Stored dataset items -
··········

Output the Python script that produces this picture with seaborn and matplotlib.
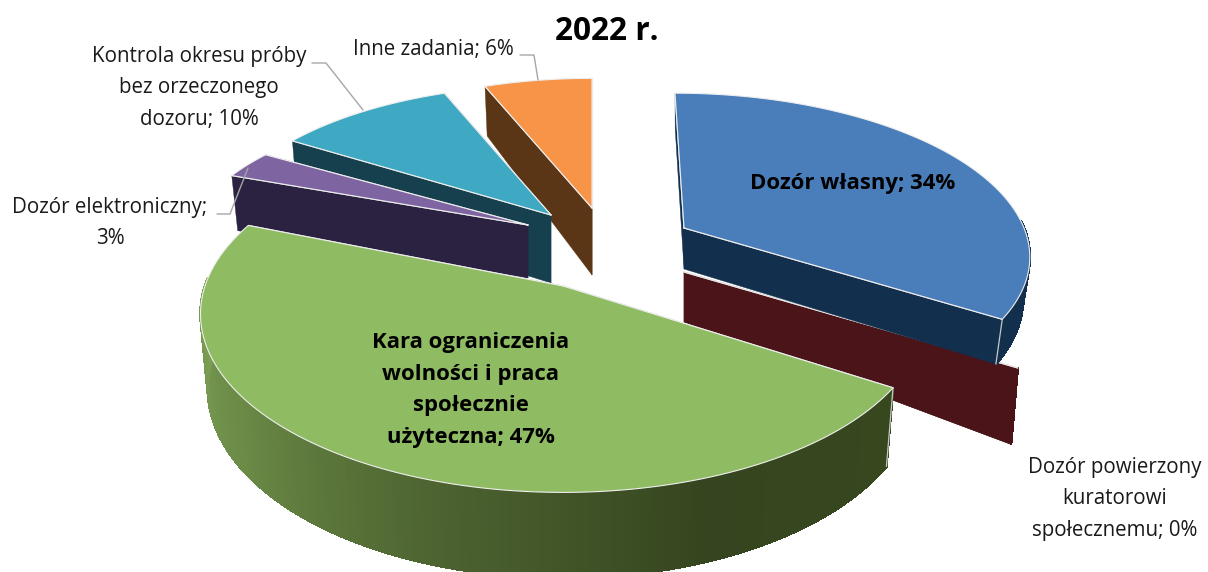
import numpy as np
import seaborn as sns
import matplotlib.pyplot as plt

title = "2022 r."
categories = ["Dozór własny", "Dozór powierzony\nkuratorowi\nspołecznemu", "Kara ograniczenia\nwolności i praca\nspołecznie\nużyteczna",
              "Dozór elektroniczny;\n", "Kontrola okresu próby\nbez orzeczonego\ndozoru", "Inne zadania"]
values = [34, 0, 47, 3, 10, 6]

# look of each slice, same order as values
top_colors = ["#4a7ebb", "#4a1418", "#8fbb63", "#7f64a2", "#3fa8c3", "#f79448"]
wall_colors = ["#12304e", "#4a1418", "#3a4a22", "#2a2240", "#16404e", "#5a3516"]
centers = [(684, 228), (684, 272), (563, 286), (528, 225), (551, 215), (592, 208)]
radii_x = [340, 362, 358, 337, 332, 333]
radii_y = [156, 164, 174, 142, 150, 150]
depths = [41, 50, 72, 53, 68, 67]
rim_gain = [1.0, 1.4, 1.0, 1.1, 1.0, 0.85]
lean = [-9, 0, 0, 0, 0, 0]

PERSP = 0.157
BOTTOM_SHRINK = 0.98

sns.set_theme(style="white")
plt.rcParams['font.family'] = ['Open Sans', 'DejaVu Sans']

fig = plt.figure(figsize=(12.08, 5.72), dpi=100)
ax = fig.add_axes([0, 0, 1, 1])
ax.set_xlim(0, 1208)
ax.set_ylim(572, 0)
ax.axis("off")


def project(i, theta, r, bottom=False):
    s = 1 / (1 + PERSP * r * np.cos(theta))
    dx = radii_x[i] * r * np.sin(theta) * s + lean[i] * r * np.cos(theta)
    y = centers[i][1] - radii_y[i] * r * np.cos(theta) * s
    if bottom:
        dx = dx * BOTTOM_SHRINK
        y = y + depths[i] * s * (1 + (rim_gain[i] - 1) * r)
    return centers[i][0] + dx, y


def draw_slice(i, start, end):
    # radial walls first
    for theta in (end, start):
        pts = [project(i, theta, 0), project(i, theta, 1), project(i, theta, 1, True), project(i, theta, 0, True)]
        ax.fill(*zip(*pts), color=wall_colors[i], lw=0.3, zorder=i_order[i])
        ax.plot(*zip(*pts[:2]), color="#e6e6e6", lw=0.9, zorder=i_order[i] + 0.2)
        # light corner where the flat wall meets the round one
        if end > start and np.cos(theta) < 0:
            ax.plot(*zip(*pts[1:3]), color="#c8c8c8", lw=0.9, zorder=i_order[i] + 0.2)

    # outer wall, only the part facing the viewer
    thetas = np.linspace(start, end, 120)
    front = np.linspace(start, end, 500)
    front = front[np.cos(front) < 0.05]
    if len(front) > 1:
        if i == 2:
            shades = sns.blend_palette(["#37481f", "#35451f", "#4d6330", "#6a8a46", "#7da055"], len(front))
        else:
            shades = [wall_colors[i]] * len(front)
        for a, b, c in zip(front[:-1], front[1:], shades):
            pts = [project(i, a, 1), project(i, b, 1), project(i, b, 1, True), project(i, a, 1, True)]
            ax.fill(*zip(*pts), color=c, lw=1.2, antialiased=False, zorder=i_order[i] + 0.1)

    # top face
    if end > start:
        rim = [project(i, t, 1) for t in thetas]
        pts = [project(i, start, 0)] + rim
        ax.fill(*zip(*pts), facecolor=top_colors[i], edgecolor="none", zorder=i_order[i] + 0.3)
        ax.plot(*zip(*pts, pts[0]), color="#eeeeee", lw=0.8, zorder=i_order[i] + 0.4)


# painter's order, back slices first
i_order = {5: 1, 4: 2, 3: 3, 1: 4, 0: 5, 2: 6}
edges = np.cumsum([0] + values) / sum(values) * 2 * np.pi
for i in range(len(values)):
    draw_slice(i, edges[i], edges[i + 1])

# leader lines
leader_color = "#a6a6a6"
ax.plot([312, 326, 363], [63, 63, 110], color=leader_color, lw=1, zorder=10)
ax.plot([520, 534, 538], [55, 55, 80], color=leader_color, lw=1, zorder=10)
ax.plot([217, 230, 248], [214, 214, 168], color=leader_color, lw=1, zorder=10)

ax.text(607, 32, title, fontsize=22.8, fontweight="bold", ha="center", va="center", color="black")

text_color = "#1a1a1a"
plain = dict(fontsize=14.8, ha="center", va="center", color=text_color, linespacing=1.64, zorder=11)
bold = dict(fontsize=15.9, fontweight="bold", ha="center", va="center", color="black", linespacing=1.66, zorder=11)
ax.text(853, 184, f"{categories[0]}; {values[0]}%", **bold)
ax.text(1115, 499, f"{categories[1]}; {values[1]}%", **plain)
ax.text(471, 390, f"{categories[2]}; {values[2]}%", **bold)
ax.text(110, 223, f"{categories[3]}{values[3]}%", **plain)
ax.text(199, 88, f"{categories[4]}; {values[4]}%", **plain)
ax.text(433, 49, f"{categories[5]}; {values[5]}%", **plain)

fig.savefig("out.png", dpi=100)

··········

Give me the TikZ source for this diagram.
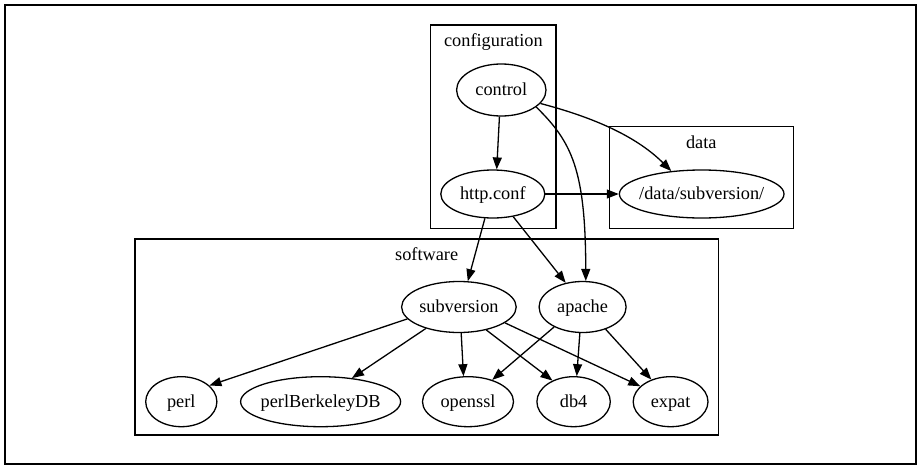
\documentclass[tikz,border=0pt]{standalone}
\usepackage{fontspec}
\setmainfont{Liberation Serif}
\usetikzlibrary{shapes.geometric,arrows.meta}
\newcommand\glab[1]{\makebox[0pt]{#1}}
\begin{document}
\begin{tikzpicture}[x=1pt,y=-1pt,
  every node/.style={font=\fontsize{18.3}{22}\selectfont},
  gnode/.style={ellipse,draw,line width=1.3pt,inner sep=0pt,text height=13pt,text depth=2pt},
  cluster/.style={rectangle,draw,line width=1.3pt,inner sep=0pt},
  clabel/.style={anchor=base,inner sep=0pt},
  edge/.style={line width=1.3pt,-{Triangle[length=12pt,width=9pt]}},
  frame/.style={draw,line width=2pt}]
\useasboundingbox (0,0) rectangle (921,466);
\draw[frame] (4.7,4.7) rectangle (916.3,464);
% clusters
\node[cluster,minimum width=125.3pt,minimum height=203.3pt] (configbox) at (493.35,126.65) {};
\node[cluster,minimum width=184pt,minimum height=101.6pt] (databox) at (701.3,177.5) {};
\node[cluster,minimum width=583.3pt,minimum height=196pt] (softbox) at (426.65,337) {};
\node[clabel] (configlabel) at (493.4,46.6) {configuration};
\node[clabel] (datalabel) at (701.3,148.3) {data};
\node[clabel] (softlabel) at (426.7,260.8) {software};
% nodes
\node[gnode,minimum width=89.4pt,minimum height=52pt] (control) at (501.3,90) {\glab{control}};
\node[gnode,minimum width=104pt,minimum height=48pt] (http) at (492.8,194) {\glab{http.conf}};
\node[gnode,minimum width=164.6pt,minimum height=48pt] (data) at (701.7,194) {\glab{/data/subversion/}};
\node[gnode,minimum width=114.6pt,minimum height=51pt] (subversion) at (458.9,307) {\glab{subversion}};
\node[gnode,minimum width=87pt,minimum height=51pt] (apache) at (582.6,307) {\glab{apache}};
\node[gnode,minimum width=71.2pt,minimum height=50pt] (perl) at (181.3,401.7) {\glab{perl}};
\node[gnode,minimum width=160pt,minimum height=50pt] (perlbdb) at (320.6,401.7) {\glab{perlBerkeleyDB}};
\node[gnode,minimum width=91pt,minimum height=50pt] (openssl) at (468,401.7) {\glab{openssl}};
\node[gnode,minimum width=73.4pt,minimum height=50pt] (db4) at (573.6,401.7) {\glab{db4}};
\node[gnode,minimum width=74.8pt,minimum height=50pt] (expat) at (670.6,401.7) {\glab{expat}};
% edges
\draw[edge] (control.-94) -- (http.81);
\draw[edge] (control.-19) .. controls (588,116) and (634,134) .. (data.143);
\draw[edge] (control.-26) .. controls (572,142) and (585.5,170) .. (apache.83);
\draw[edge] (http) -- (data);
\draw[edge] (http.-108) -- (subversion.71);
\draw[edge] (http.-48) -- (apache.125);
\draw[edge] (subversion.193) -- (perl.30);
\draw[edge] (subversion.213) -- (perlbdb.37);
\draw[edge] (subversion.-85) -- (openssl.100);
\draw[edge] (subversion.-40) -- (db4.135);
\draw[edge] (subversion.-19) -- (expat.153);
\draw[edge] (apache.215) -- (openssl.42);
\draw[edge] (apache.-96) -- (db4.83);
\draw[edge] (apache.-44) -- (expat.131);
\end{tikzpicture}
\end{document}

··········

Aim - Go through the material above and copy each line that has the word "matplotlib".

Final result -
Output the Python script that produces this picture with seaborn and matplotlib.
import matplotlib.pyplot as plt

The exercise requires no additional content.